The problem
Without the pictures, output the lines of the material from the very first through the one that holds "b3 = ax.bar(x".

Given data
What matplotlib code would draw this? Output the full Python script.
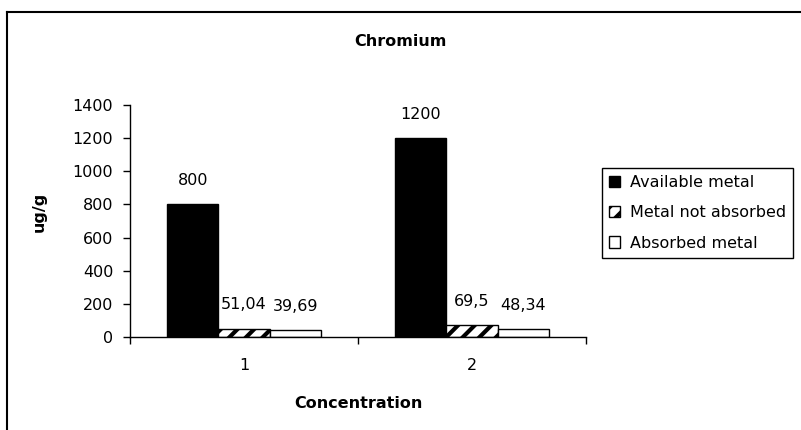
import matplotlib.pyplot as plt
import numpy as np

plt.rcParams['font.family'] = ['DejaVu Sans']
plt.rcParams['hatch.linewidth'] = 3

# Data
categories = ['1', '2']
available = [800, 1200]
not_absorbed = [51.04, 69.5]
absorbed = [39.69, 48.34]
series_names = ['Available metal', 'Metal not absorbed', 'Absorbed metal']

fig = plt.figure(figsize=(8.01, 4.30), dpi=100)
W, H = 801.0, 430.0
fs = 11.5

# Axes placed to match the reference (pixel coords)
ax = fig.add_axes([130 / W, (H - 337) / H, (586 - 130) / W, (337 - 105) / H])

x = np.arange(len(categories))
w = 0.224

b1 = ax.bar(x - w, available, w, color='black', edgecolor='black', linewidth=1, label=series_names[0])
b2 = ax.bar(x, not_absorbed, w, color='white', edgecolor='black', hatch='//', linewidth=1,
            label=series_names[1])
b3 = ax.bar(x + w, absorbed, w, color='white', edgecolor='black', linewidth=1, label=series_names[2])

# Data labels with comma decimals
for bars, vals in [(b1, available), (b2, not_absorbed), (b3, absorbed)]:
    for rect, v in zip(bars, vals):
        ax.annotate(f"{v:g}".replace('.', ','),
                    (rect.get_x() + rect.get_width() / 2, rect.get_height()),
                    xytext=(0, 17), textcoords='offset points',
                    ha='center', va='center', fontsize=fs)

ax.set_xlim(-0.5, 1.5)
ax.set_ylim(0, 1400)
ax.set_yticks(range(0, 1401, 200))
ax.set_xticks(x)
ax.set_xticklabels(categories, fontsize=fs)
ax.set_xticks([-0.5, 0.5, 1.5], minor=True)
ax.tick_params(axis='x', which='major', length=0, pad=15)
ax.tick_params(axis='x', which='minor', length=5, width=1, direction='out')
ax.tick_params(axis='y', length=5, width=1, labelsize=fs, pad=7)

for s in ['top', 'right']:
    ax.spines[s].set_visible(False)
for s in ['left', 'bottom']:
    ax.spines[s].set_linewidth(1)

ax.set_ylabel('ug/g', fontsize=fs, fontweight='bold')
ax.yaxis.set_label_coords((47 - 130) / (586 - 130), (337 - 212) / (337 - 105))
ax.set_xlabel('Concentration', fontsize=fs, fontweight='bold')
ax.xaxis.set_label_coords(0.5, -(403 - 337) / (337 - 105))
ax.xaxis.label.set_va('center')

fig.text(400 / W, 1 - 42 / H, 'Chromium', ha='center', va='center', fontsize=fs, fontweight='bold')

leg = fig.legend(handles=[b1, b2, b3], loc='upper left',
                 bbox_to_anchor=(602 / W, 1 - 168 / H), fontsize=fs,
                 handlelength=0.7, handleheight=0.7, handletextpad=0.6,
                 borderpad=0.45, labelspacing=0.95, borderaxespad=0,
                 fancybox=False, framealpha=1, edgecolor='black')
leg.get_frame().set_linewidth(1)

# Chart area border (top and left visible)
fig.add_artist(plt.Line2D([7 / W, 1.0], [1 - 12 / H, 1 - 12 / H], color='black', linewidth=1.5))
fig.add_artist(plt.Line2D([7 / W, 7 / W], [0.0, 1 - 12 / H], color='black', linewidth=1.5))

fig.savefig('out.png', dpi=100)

Exercise result
What matplotlib code would draw this? Output the full Python script.
import matplotlib.pyplot as plt
import numpy as np

plt.rcParams['font.family'] = ['DejaVu Sans']
plt.rcParams['hatch.linewidth'] = 3

# Data
categories = ['1', '2']
available = [800, 1200]
not_absorbed = [51.04, 69.5]
absorbed = [39.69, 48.34]
series_names = ['Available metal', 'Metal not absorbed', 'Absorbed metal']

fig = plt.figure(figsize=(8.01, 4.30), dpi=100)
W, H = 801.0, 430.0
fs = 11.5

# Axes placed to match the reference (pixel coords)
ax = fig.add_axes([130 / W, (H - 337) / H, (586 - 130) / W, (337 - 105) / H])

x = np.arange(len(categories))
w = 0.224

b1 = ax.bar(x - w, available, w, color='black', edgecolor='black', linewidth=1, label=series_names[0])
b2 = ax.bar(x, not_absorbed, w, color='white', edgecolor='black', hatch='//', linewidth=1,
            label=series_names[1])
b3 = ax.bar(x + w, absorbed, w, color='white', edgecolor='black', linewidth=1, label=series_names[2])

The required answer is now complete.